Quand Jodorowsky ne médite pas dans le désert, il se projette dans l’espace de la science-fiction, un genre qu’il connaît bien et qu’il cultive depuis L’Incal. Ainsi débute l’entreprise Dune, d’après le roman éponyme de Frank Herbert dont David Lynch tirera au début des années 1980 une adaptation. Après l’échec rencontré par Tusk (1980), un film qui déconcertera ses fans parce qu’il y abandonne provisoirement son inclinaison psychédélique, commence pour le cinéaste franco-chilien le projet (avorté) d’une vie. Devaient participer à Dune la plupart des acolytes de l’auteur, comme Moebius et Hans Ruedi Giger, ainsi que des stars comme Salvador Dali ou Orson Welles. Aujourd’hui, ce « non-film » fait l’objet d’un culte parmi les idoles du cinéaste, si bien qu’un documentaire est paru sur les écrans français en 2016 à partir de son storyboard (Jodorowsky’s Dune, Frank Pavich).

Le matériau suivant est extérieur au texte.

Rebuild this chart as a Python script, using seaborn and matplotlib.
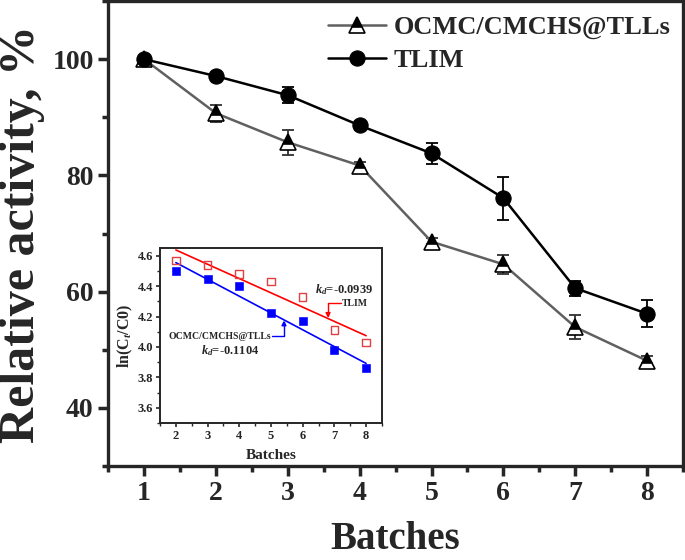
import numpy as np
import pandas as pd
import matplotlib
matplotlib.use("Agg")
import matplotlib.pyplot as plt
from matplotlib.ticker import MultipleLocator
import seaborn as sns

# main data: relative activity (%) over batches
batches = [1, 2, 3, 4, 5, 6, 7, 8]
ocmc = [100, 90.7, 85.7, 81.7, 68.6, 64.7, 53.9, 48.1]
ocmc_err = [0.5, 1.5, 2.1, 0.6, 0.6, 1.6, 2.1, 0.8]
tlim = [100, 97.1, 93.8, 88.6, 83.8, 76.1, 60.6, 56.2]
tlim_err = [0.5, 0.6, 1.4, 0.7, 1.8, 3.7, 1.3, 2.3]

# inset data: ln(Ct/C0)
inset_batches = [2, 3, 4, 5, 6, 7, 8]
ln_tlim = [4.567, 4.539, 4.478, 4.430, 4.330, 4.111, 4.030]
ln_ocmc = [4.500, 4.448, 4.398, 4.220, 4.170, 3.980, 3.863]
kd_tlim, b_tlim = -0.0939, 4.825
kd_ocmc, b_ocmc = -0.1104, 4.775

sns.set_style("ticks")
plt.rcParams['font.family'] = ['Liberation Serif', 'DejaVu Serif']
plt.rcParams['font.weight'] = 'bold'
plt.rcParams['mathtext.fontset'] = 'custom'
plt.rcParams['mathtext.rm'] = 'Liberation Serif:bold'
plt.rcParams['mathtext.it'] = 'Liberation Serif:italic:bold'
plt.rcParams['mathtext.bf'] = 'Liberation Serif:bold'

fig = plt.figure(figsize=(6.85, 5.6), dpi=100)
ax = fig.add_axes([0.158, 0.168, 0.839, 0.830])

df = pd.DataFrame({'batch': batches, 'ocmc': ocmc, 'tlim': tlim})

sns.lineplot(data=df, x='batch', y='ocmc', ax=ax, color='#606060', lw=1.8,
             marker='^', markersize=11, fillstyle='top', markerfacecolor='black',
             markerfacecoloralt='white', markeredgecolor='black', markeredgewidth=1.2,
             label='OCMC/CMCHS@TLLs', zorder=3)
sns.lineplot(data=df, x='batch', y='tlim', ax=ax, color='black', lw=1.8,
             marker='o', markersize=11, markeredgecolor='black',
             label='TLIM', zorder=3)
ax.errorbar(batches, ocmc, yerr=ocmc_err, fmt='none', ecolor='#303030',
            elinewidth=1.3, capsize=4, capthick=1.3, zorder=2)
ax.errorbar(batches, tlim, yerr=tlim_err, fmt='none', ecolor='black',
            elinewidth=1.3, capsize=4, capthick=1.3, zorder=2)

ax.set_xlim(0.5, 8.5)
ax.set_ylim(30, 110)
ax.xaxis.set_major_locator(MultipleLocator(1))
ax.xaxis.set_minor_locator(MultipleLocator(0.5))
ax.set_yticks([40, 60, 80, 100])
ax.yaxis.set_minor_locator(MultipleLocator(10))
ax.tick_params(which='major', direction='out', length=7, width=2.5, labelsize=20)
ax.tick_params(which='minor', direction='out', length=4, width=2.5)
for sp in ax.spines.values():
    sp.set_linewidth(2.4)
for lab in ax.get_xticklabels() + ax.get_yticklabels():
    lab.set_fontweight('bold')

ax.set_xlabel('Batches', fontsize=28, fontweight='bold')
ax.xaxis.label.set_va('baseline')
ax.xaxis.set_label_coords(0.5, -0.178)
ax.set_ylabel('Relative activity, %', fontsize=36, fontweight='bold')
ax.yaxis.set_label_coords(-0.11, 0.5)

leg = ax.legend(loc='upper right', bbox_to_anchor=(1.02, 1.02), frameon=False,
                handlelength=2.2, handletextpad=0.3, labelspacing=0.35,
                prop={'weight': 'bold', 'size': 19})

# inset
ins = fig.add_axes([0.2336, 0.2446, 0.324, 0.3125])
ins_df = pd.DataFrame({'batch': inset_batches, 'ln_tlim': ln_tlim, 'ln_ocmc': ln_ocmc})
sns.scatterplot(data=ins_df, x='batch', y='ln_tlim', ax=ins, marker='s', s=30,
                facecolor='none', edgecolor='#e04040', linewidth=1.0, zorder=3)
sns.scatterplot(data=ins_df, x='batch', y='ln_ocmc', ax=ins, marker='s', s=30,
                color='#0000ff', edgecolor='#0000ff', zorder=3)
fit_x = np.array([2, 8])
ins.plot(fit_x, b_tlim + kd_tlim * fit_x, color='red', lw=1.2)
ins.plot(fit_x, b_ocmc + kd_ocmc * fit_x, color='blue', lw=1.2)

ins.set_xlim(1.5, 8.5)
ins.set_ylim(3.5, 4.65)
ins.xaxis.set_major_locator(MultipleLocator(1))
ins.xaxis.set_minor_locator(MultipleLocator(0.5))
ins.set_yticks([3.6, 3.8, 4.0, 4.2, 4.4, 4.6])
ins.yaxis.set_minor_locator(MultipleLocator(0.1))
ins.tick_params(which='major', direction='out', length=3, width=1.2, labelsize=9, pad=2)
ins.tick_params(which='minor', direction='out', length=2, width=1.0)
for sp in ins.spines.values():
    sp.set_linewidth(1.4)
for lab in ins.get_xticklabels() + ins.get_yticklabels():
    lab.set_fontweight('bold')
ins.set_xlabel('Batches', fontsize=11, fontweight='bold', labelpad=5)
ins.set_ylabel('ln(C$_t$/C0)', fontsize=11.5, fontweight='bold', labelpad=2)

ins.text(7.32, 4.378, '$k_d$=-0.0939', fontsize=9, ha='center', va='center')
ins.text(7.23, 4.286, 'TLIM', fontsize=7, ha='left', va='center')
ins.annotate('', xy=(6.8, 4.19), xytext=(7.2, 4.286),
             arrowprops=dict(arrowstyle='-|>', color='red', lw=1.0, mutation_scale=7,
                             shrinkA=0, shrinkB=0,
                             connectionstyle='angle,angleA=0,angleB=90,rad=0'))
ins.text(5.02, 4.07, 'OCMC/CMCHS@TLLs', fontsize=7, ha='right', va='center')
ins.annotate('', xy=(5.41, 4.175), xytext=(5.04, 4.07),
             arrowprops=dict(arrowstyle='-|>', color='blue', lw=1.0, mutation_scale=7,
                             shrinkA=0, shrinkB=0,
                             connectionstyle='angle,angleA=0,angleB=90,rad=0'))
ins.text(3.70, 3.973, '$k_d$=-0.1104', fontsize=9, ha='center', va='center')

fig.savefig('out.png', dpi=100)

Après ces quelques déconvenues, la Santa Sagre (1989) signe le grand retour de Jodorowsky au cinéma. Inspiré de Freaks (1932), de Tod Browning, le cinéaste donne libre cours à ses obsessions tout en rendant hommage au mime Marceau, auprès duquel il prit des cours à son arrivée en France au début des années 50. Les années 2000 verront la parution, sous une forme illustrée, d’une suite à El Topo (Les Fils d’El Topo, 2006), suivi de deux films plus personnels dans lesquels le cinéaste revient sur son enfance chilienne, dans La danza de la realidad, en 2013, et Poesia sin fin (2016). La dernière édition du Luxembourg City Film Festival nous aura donné l’occasion de voir en avant-première son dernier film, le documentaire Psychomagie, un art pour guérir. Docteur Jodo livre aux ciné-patients ses derniers enseignements thérapeutiques, recourant pour l’occasion à toutes les techniques qu’il n’aura cessé de mobiliser toute sa vie – le théâtre, la magie, les rites, mais aussi le tarot divinatoire de Marseille dont il est un fervent adepte. Poudre aux yeux ou géniale envolée lyrique ? Au spectateur confiné d’en juger.